NEPA is partnering with various groups to stage a week of activities from January 29 to February 7 to increase the awareness of citizens about the value of wetlands and what people can do to protect them.

The activities include a church service on Sunday, January 30 at the Hellshire United Church in Portmore, St. Catherine; presentations on wetlands and forests; educational displays; bird monitoring; boat tours of mangroves; a mini concert at the Monymusk Gun Club, Clarendon; and a debating competition at the William Knibb High School Auditorium in Trelawny.

A display and tree planting exercise are also scheduled for Hendricks Wharf, St. Elizabeth. For more information on the schedule of activities persons can visit NEPA’s website www.nepa.gov.jm.

Meanwhile, the Public Education Manager is encouraging Jamaicans to support organisations that are actively engaged in the protection of wetlands.
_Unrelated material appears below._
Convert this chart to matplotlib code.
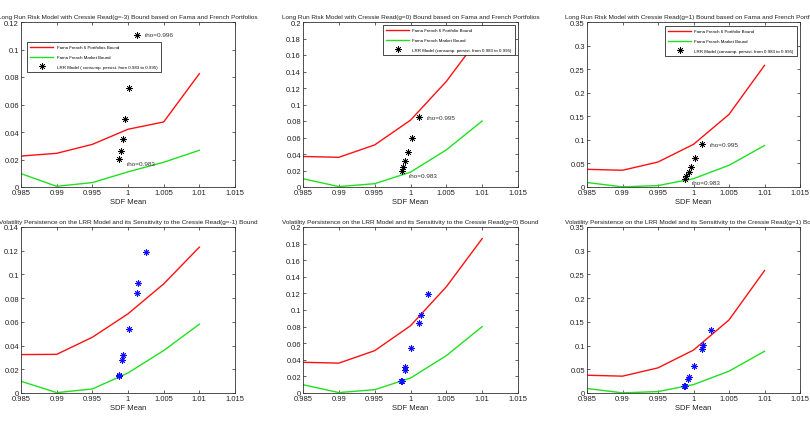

Wetlands are lands saturated with water all year round.These include swamps, marshes and bogs. Jamaicahas several wetlands, three of which have been designated Ramsar sites (Wetlands of International Importance), under the Convention on Wetlands.

World Wetlands Day is used to raise public awareness on wetlands worldwide. This year marks the 40th anniversary of the signing of the Convention on Wetlands in the Iranian city of Ramsar in 1971.